* _WORK TO BE COMPLETED_: Copy each line of the data below exactly, leaving out pictures.

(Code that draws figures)

-.-.-

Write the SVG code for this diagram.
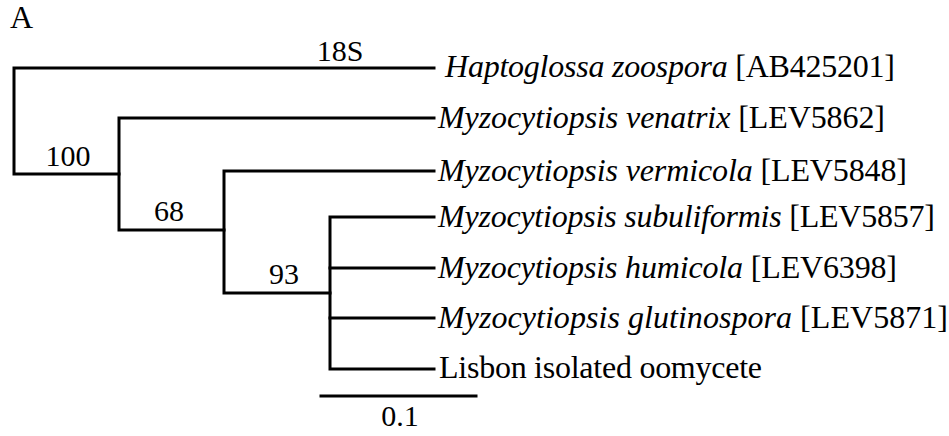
<svg xmlns="http://www.w3.org/2000/svg" width="949" height="436" viewBox="0 0 949 436">
<style>
text{font-family:"Liberation Serif","Times New Roman",serif;font-size:30px;fill:#000}
.lf{font-size:32px}
.i{font-style:italic}
.br{fill:none;stroke:#000;stroke-width:3;stroke-linecap:square}
</style>
<rect width="949" height="436" fill="#fff"/>
<g id="panel-label"><text class="lf" x="10" y="28">A</text></g>
<g id="connectors">
<path class="br" d="M434,68H14V174H119"/>
<path class="br" d="M434,118H119V230H224"/>
<path class="br" d="M434,171H224V293H330"/>
<path class="br" d="M434,217H330V369H434"/>
<path class="br" d="M330,268H434"/>
<path class="br" d="M330,318H434"/>
<path class="br" d="M321,396H476"/>
</g>
<g id="labels">
<text x="340" y="61" text-anchor="middle">18S</text>
<text x="68" y="166" text-anchor="middle">100</text>
<text x="169" y="221" text-anchor="middle">68</text>
<text x="284" y="284" text-anchor="middle">93</text>
<text x="400" y="426" text-anchor="middle">0.1</text>
</g>
<g id="leaf-haptoglossa"><text class="lf" x="445" y="77" textLength="450" lengthAdjust="spacing"><tspan class="i">Haptoglossa zoospora</tspan> [AB425201]</text></g>
<g id="leaf-venatrix"><text class="lf" x="438" y="127.5" textLength="447" lengthAdjust="spacing"><tspan class="i">Myzocytiopsis venatrix</tspan> [LEV5862]</text></g>
<g id="leaf-vermicola"><text class="lf" x="438" y="180.5" textLength="469" lengthAdjust="spacing"><tspan class="i">Myzocytiopsis vermicola</tspan> [LEV5848]</text></g>
<g id="leaf-subuliformis"><text class="lf" x="438" y="226.5" textLength="497" lengthAdjust="spacing"><tspan class="i">Myzocytiopsis subuliformis</tspan> [LEV5857]</text></g>
<g id="leaf-humicola"><text class="lf" x="438" y="277.5" textLength="459" lengthAdjust="spacing"><tspan class="i">Myzocytiopsis humicola</tspan> [LEV6398]</text></g>
<g id="leaf-glutinospora"><text class="lf" x="438" y="327.5" textLength="510" lengthAdjust="spacing"><tspan class="i">Myzocytiopsis glutinospora</tspan> [LEV5871]</text></g>
<g id="leaf-lisbon"><text class="lf" x="439" y="378" textLength="323" lengthAdjust="spacing">Lisbon isolated oomycete</text></g>
</svg>
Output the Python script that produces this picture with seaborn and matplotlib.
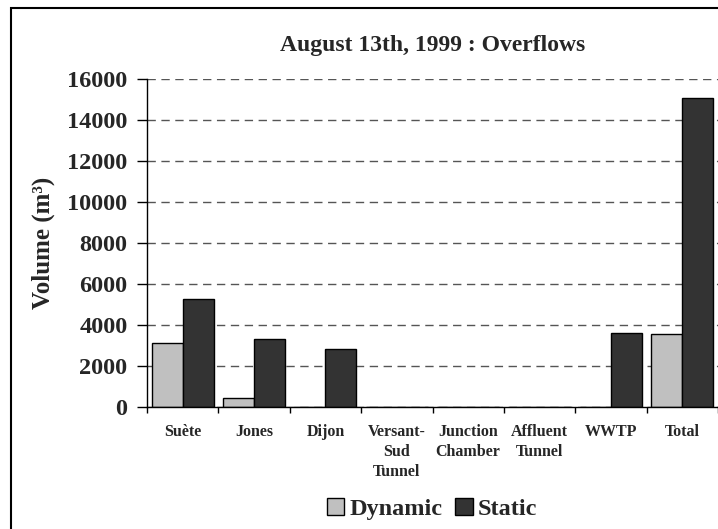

-.-.-

* _OUTPUT FOR THIS TASK_:
Write the SVG code for this diagram.
<svg xmlns="http://www.w3.org/2000/svg" width="949" height="436" viewBox="0 0 949 436">
<style>
text{font-family:"Liberation Serif","Times New Roman",serif;font-size:30px;fill:#000}
.lf{font-size:32px}
.i{font-style:italic}
.br{fill:none;stroke:#000;stroke-width:3;stroke-linecap:square}
</style>
<rect width="949" height="436" fill="#fff"/>
<g id="panel-label"><text class="lf" x="10" y="28">A</text></g>
<g id="connectors">
<path class="br" d="M434,68H14V174H119"/>
<path class="br" d="M434,118H119V230H224"/>
<path class="br" d="M434,171H224V293H330"/>
<path class="br" d="M434,217H330V369H434"/>
<path class="br" d="M330,268H434"/>
<path class="br" d="M330,318H434"/>
<path class="br" d="M321,396H476"/>
</g>
<g id="labels">
<text x="340" y="61" text-anchor="middle">18S</text>
<text x="68" y="166" text-anchor="middle">100</text>
<text x="169" y="221" text-anchor="middle">68</text>
<text x="284" y="284" text-anchor="middle">93</text>
<text x="400" y="426" text-anchor="middle">0.1</text>
</g>
<g id="leaf-haptoglossa"><text class="lf" x="445" y="77" textLength="450" lengthAdjust="spacing"><tspan class="i">Haptoglossa zoospora</tspan> [AB425201]</text></g>
<g id="leaf-venatrix"><text class="lf" x="438" y="127.5" textLength="447" lengthAdjust="spacing"><tspan class="i">Myzocytiopsis venatrix</tspan> [LEV5862]</text></g>
<g id="leaf-vermicola"><text class="lf" x="438" y="180.5" textLength="469" lengthAdjust="spacing"><tspan class="i">Myzocytiopsis vermicola</tspan> [LEV5848]</text></g>
<g id="leaf-subuliformis"><text class="lf" x="438" y="226.5" textLength="497" lengthAdjust="spacing"><tspan class="i">Myzocytiopsis subuliformis</tspan> [LEV5857]</text></g>
<g id="leaf-humicola"><text class="lf" x="438" y="277.5" textLength="459" lengthAdjust="spacing"><tspan class="i">Myzocytiopsis humicola</tspan> [LEV6398]</text></g>
<g id="leaf-glutinospora"><text class="lf" x="438" y="327.5" textLength="510" lengthAdjust="spacing"><tspan class="i">Myzocytiopsis glutinospora</tspan> [LEV5871]</text></g>
<g id="leaf-lisbon"><text class="lf" x="439" y="378" textLength="323" lengthAdjust="spacing">Lisbon isolated oomycete</text></g>
</svg>
Output the Python script that produces this picture with seaborn and matplotlib.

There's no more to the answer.